The breakup of Google will unleash some innovations as argued by those suggesting it, but it will prevent Google from being the engine of innovation we currently have to “escape” competition by a superior efficiency. Google’s trading partners writ large will be harmed (from Apple to device manufacturers through online advertisers) as well as Google’s consumers. Unleashed innovations might be expected from breakups, but only if the targeted company is neither innovative nor competitive. With billions of dollars spent annually on R&D for innovation, and with hundreds of innovations made reality, the breakup of Google can hardly unleash any sort of innovation from the market, except some rents undeservedly earned by rivals thanks to rent-seeking through strategic lawsuits as we have seen in Europe.

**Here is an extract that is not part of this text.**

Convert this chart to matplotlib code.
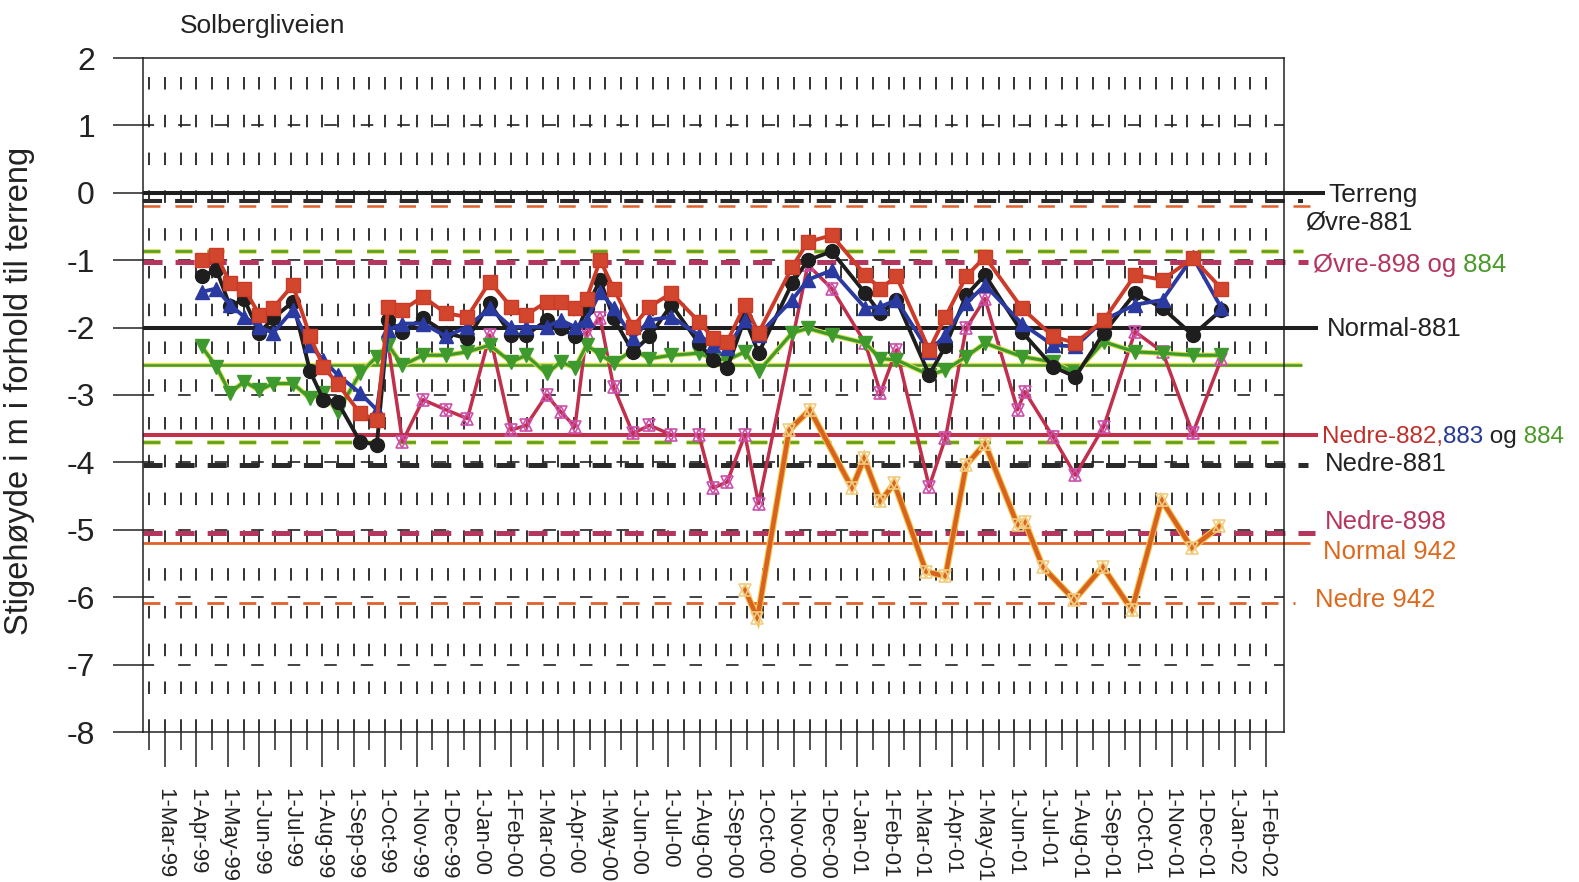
import calendar
import numpy as np
import matplotlib
matplotlib.use('Agg')
import matplotlib.pyplot as plt

plt.rcParams['font.family'] = ['Liberation Sans', 'DejaVu Sans']
plt.rcParams['lines.scale_dashes'] = False
plt.rcParams['axes.unicode_minus'] = False

# ---- data ----
MONTH_LABELS = ['1-Mar-99', '1-Apr-99', '1-May-99', '1-Jun-99', '1-Jul-99', '1-Aug-99',
                '1-Sep-99', '1-Oct-99', '1-Nov-99', '1-Dec-99', '1-Jan-00', '1-Feb-00',
                '1-Mar-00', '1-Apr-00', '1-May-00', '1-Jun-00', '1-Jul-00', '1-Aug-00',
                '1-Sep-00', '1-Oct-00', '1-Nov-00', '1-Dec-00', '1-Jan-01', '1-Feb-01',
                '1-Mar-01', '1-Apr-01', '1-May-01', '1-Jun-01', '1-Jul-01', '1-Aug-01',
                '1-Sep-01', '1-Oct-01', '1-Nov-01', '1-Dec-01', '1-Jan-02', '1-Feb-02']

DATES_MAIN = ['1999-04-06', '1999-04-20', '1999-05-03', '1999-05-17', '1999-06-01', '1999-06-14',
              '1999-07-03', '1999-07-20', '1999-08-02', '1999-08-16', '1999-09-07', '1999-09-23',
              '1999-10-04', '1999-10-18', '1999-11-07', '1999-11-29', '1999-12-20', '2000-01-11',
              '2000-02-01', '2000-02-15', '2000-03-05', '2000-03-19', '2000-04-02', '2000-04-13',
              '2000-04-26', '2000-05-09', '2000-05-28', '2000-06-13', '2000-07-04', '2000-07-31',
              '2000-08-14', '2000-08-28', '2000-09-14', '2000-09-27', '2000-10-30', '2000-11-14',
              '2000-12-07', '2001-01-09', '2001-01-24', '2001-02-08', '2001-03-10', '2001-03-26',
              '2001-04-15', '2001-05-03', '2001-06-08', '2001-07-08', '2001-07-30', '2001-08-27',
              '2001-09-26', '2001-10-23', '2001-11-21', '2001-12-19']

P881 = [-1.24, -1.14, -1.68, -1.58, -2.08, -1.86, -1.62, -2.65, -3.07, -3.10, -3.69, -3.74,
        -1.89, -2.06, -1.86, -2.08, -2.16, -1.64, -2.11, -2.11, -1.89, -2.01, -2.13, -1.71,
        -1.29, -1.86, -2.36, -2.13, -1.66, -2.23, -2.48, -2.60, -1.86, -2.38, -1.34, -1.00,
        -0.87, -1.49, -1.79, -1.59, -2.70, -2.28, -1.52, -1.22, -2.06, -2.58, -2.73, -2.08,
        -1.49, -1.71, -2.11, -1.74]
P882 = [-1.00, -0.92, -1.34, -1.42, -1.81, -1.71, -1.37, -2.13, -2.58, -2.83, -3.27, -3.37,
        -1.69, -1.74, -1.54, -1.79, -1.84, -1.32, -1.69, -1.81, -1.62, -1.62, -1.71, -1.57,
        -1.00, -1.42, -1.99, -1.69, -1.49, -1.91, -2.15, -2.21, -1.66, -2.08, -1.10, -0.73,
        -0.63, -1.22, -1.42, -1.24, -2.33, -1.84, -1.24, -0.95, -1.71, -2.13, -2.23, -1.89,
        -1.22, -1.29, -0.97, -1.42]
P883 = [-1.47, -1.42, -1.66, -1.84, -1.99, -2.08, -1.74, -2.26, -2.48, -2.70, -2.97, -3.22,
        -2.04, -1.94, -1.94, -2.13, -1.99, -1.71, -1.99, -1.99, -1.99, -1.89, -1.99, -1.89,
        -1.47, -1.71, -2.16, -1.89, -1.84, -2.11, -2.26, -2.31, -1.89, -2.11, -1.59, -1.29,
        -1.15, -1.71, -1.69, -1.59, -2.36, -2.11, -1.64, -1.37, -1.94, -2.26, -2.28, -1.89,
        -1.66, -1.59, -0.95, -1.71]
P884 = [-2.28, -2.58, -2.97, -2.80, -2.93, -2.83, -2.83, -3.05, -2.97, -3.25, -2.68, -2.43,
        -2.26, -2.56, -2.41, -2.41, -2.36, -2.26, -2.51, -2.41, -2.68, -2.51, -2.60, -2.26,
        -2.40, -2.53, -2.33, -2.46, -2.41, -2.38, -2.46, -2.48, -2.36, -2.65, -2.08, -2.01,
        -2.11, -2.23, -2.46, -2.48, -2.70, -2.63, -2.43, -2.23, -2.43, -2.51, -2.68, -2.21,
        -2.36, -2.38, -2.41, -2.41]

DATES_898 = ['1999-10-04', '1999-10-18', '1999-11-07', '1999-11-29', '1999-12-20', '2000-01-11',
             '2000-02-01', '2000-02-15', '2000-03-05', '2000-03-19', '2000-04-02', '2000-04-13',
             '2000-04-26', '2000-05-09', '2000-05-28', '2000-06-13', '2000-07-04', '2000-07-31',
             '2000-08-14', '2000-08-28', '2000-09-14', '2000-09-27', '2000-11-14', '2000-12-07',
             '2001-01-09', '2001-01-24', '2001-02-08', '2001-03-10', '2001-03-26', '2001-04-15',
             '2001-05-03', '2001-06-04', '2001-06-11', '2001-07-08', '2001-07-30', '2001-08-27',
             '2001-09-26', '2001-10-23', '2001-11-21', '2001-12-19']
P898 = [-2.26, -3.69, -3.07, -3.22, -3.35, -2.11, -3.52, -3.45, -3.00, -3.25, -3.47, -2.08,
        -1.86, -2.88, -3.57, -3.45, -3.59, -3.59, -4.38, -4.29, -3.59, -4.61, -1.07, -1.42,
        -2.23, -2.97, -2.33, -4.36, -3.64, -2.01, -1.57, -3.22, -2.95, -3.62, -4.19, -3.47,
        -2.06, -2.36, -3.57, -2.46]

DATES_942 = ['2000-09-14', '2000-09-26', '2000-10-27', '2000-11-16', '2000-12-27', '2001-01-08',
             '2001-01-24', '2001-02-06', '2001-03-07', '2001-03-26', '2001-04-15', '2001-05-03',
             '2001-06-04', '2001-06-11', '2001-06-28', '2001-07-29', '2001-08-26', '2001-09-23',
             '2001-10-22', '2001-11-20', '2001-12-17']
P942 = [-5.89, -6.31, -3.52, -3.22, -4.38, -3.94, -4.58, -4.31, -5.62, -5.69, -4.04, -3.72,
        -4.93, -4.88, -5.55, -6.04, -5.55, -6.19, -4.56, -5.27, -4.95]

# reference levels (m relative to terrain)
TERRENG = 0.0
OVRE_881 = -0.12
OVRE_942 = -0.20
OVRE_884 = -0.86
OVRE_898 = -1.02
NORMAL_881 = -2.01
NORMAL_884 = -2.56
NEDRE_882 = -3.60
NEDRE_884 = -3.69
NEDRE_881 = -4.04
NEDRE_898 = -5.05
NORMAL_942 = -5.19
NEDRE_942 = -6.08


def mpos(s):
    """date string -> position in months after 1-Mar-99"""
    y, m, d = map(int, s.split('-'))
    return (y - 1999) * 12 + (m - 3) + (d - 1) / calendar.monthrange(y, m)[1]


def px2x(px):
    return (px - 165) / 31.46


W, H = 1579, 882
fig = plt.figure(figsize=(W / 100, H / 100), dpi=100)
ax = fig.add_axes([143 / W, 1 - 732 / H, (1284 - 143) / W, (732 - 58) / H])
X0, X1 = px2x(143), px2x(1284)
ax.set_xlim(X0, X1)
ax.set_ylim(-8, 2)

for sp in ax.spines.values():
    sp.set_linewidth(1.1)
    sp.set_color('#222222')

# ---- dashed background grid ----
ax.vlines(np.arange(-0.5, 35.01, 0.5), 2, -8, colors='#222222', linewidth=1.3,
          linestyles=[(13.5, (9.0, 18.2))], zorder=1)
ax.hlines(np.arange(-7, 2), X0, X1, colors='#222222', linewidth=1.2,
          linestyles=[(1.0, (9.0, 17.3))], zorder=1)

# ---- ticks ----
ax.set_yticks(np.arange(-8, 3))
ax.set_yticklabels([str(v) for v in range(-8, 3)])
ax.tick_params(axis='y', direction='out', length=21.6, width=1.1, pad=13, labelsize=23,
               colors='#222222')
ax.set_xticks(np.arange(len(MONTH_LABELS)))
ax.set_xticklabels(MONTH_LABELS, rotation=270, fontsize=16)
ax.set_xticks(np.arange(-0.5, 35, 1), minor=True)
ax.tick_params(axis='x', which='major', direction='out', length=25, width=1.1, pad=15,
               colors='#222222')
ax.tick_params(axis='x', which='minor', direction='out', length=13, width=1.1,
               colors='#222222')

# ---- reference lines ----
DASH = (0, (13.7, 9.4))
DASH2 = (0, (12.2, 10.8))


def ref(v, px_end, color, lw, ls='-', under=None):
    if under:
        ax.plot([X0, px2x(px_end)], [v, v], color=under, lw=lw + 1.4, ls=ls,
                clip_on=False, zorder=2, solid_capstyle='butt')
    ax.plot([X0, px2x(px_end)], [v, v], color=color, lw=lw, ls=ls, clip_on=False,
            zorder=2, solid_capstyle='butt', dash_capstyle='butt')


ref(TERRENG, 1325, '#1e1e1e', 2.9)
ref(OVRE_881, 1303, '#2a2a2a', 2.9, DASH)
ref(OVRE_942, 1312, '#e0602a', 1.8, DASH2)
ref(OVRE_884, 1303, '#5a9e22', 1.9, DASH2, under='#d9e04a')
ref(OVRE_898, 1308, '#b4365e', 3.6, DASH)
ref(NORMAL_881, 1318, '#1e1e1e', 2.9)
ref(NORMAL_884, 1302, '#4a9a2a', 1.8, '-', under='#e0e050')
ref(NEDRE_882, 1318, '#c2304a', 2.9)
ref(NEDRE_884, 1293, '#5a9e22', 1.9, DASH2, under='#d9e04a')
ref(NEDRE_881, 1308, '#2a2a2a', 3.6, DASH)
ref(NEDRE_898, 1315, '#b4365e', 3.6, DASH)
ref(NORMAL_942, 1310, '#e0622a', 2.0)
ref(NEDRE_942, 1295, '#e0622a', 2.0, DASH2)

# ---- measured series ----
x_main = [mpos(d) for d in DATES_MAIN]
x_898 = [mpos(d) for d in DATES_898]
x_942 = [mpos(d) for d in DATES_942]


def hexagram(x, y, color, ms, z):
    for mk in ('^', 'v'):
        ax.plot(x, y, ls='none', marker=mk, ms=ms, mfc='none', mec=color, mew=1.2, zorder=z)


# 942
ax.plot(x_942, P942, color='#f2c64a', lw=4.8, zorder=3, solid_joinstyle='miter')
ax.plot(x_942, P942, color='#d8621e', lw=3.2, zorder=3, solid_joinstyle='miter')
hexagram(x_942, P942, '#f0cc80', 9, 3.1)

# 898
ax.plot(x_898, P898, color='#c0304c', lw=2.5, zorder=4)
hexagram(x_898, P898, '#cc50aa', 9, 4.1)

# 884
ax.plot(x_main, P884, color='#d9e04a', lw=3.8, zorder=5)
ax.plot(x_main, P884, color='#3f9a2e', lw=2.3, marker='v', ms=10, mfc='#3f9a2e',
        mec='#3f9a2e', zorder=5)

# 881
ax.plot(x_main, P881, color='#1e1e1e', lw=2.8, marker='o', ms=10, mfc='#1e1e1e',
        mec='#1e1e1e', zorder=6)
# 883
ax.plot(x_main, P883, color='#2b3aa0', lw=2.8, marker='^', ms=10, mfc='#2b3aa0',
        mec='#2b3aa0', zorder=7)
# 882
ax.plot(x_main, P882, color='#cc3a28', lw=2.8, marker='s', ms=10.5, mfc='#d2462e',
        mec='#cc3a28', zorder=8)

# ---- texts ----
fig.text(180 / W, 1 - 33 / H, 'Solbergliveien', fontsize=19, va='baseline', color='#222222')
fig.text(20 / W, 1 - 391 / H, 'Stigehøyde i m i forhold til terreng', fontsize=23.5,
         rotation=90, va='center', ha='center', color='#222222')


def multi(px, py, parts, size=18.5):
    t = fig.text(px / W, 1 - py / H, parts[0][0], color=parts[0][1], fontsize=size,
                 va='center', ha='left')
    for s, c in parts[1:]:
        t = ax.annotate(s, xy=(1, 0), xycoords=t, va='bottom', ha='left', color=c,
                        fontsize=size, annotation_clip=False)


BLK = '#222222'
CRIM = '#b4365e'
GRN = '#4a9a2a'
ORG = '#dc6a1e'
multi(1328, 195, [('Terreng', BLK)], 19)
multi(1305, 222, [('Øvre-881', BLK)])
multi(1313, 265, [('Øvre-898 og', CRIM), (' 884', GRN)])
multi(1327, 329, [('Normal-881', BLK)])
multi(1322, 437, [('Nedre-882,', '#c0302a'), ('883', '#253a90'), (' og', BLK), (' 884', GRN)], 17.5)
multi(1325, 464, [('Nedre-881', BLK)])
multi(1325, 522, [('Nedre-898', CRIM)])
multi(1323, 552, [('Normal 942', ORG)])
multi(1315, 600, [('Nedre 942', ORG)])

fig.savefig('out.png', dpi=100)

Breakups of companies are provided for by antitrust laws, especially for busting trusts—these inefficient cartels which conspire to harm consumers and stifle innovation. Breakups of companies are extremely unfair for dominant players that earned their success through innovative products, competitive offers, and a long-term vision that discounted short-term benefits in favor of long-term corporate strategy. Breakups may eventually yield much greater costs to consumers and to overall innovation than the expected rivals’ benefits to be generated with short-lived spinoff companies. For sure, breakups of these companies may always generate massive media coverage, popular support—especially when announced two weeks before a historical presidential election. Political tactics force decisions to be rushed out with little gains for consumers or democracy but with great self-inflicted pains imposed on innovation and the quality of regulatory decision-making processes. Searching for sanity in electoral politics may prove as complicated as searching for sanity in modern antitrust enforcement.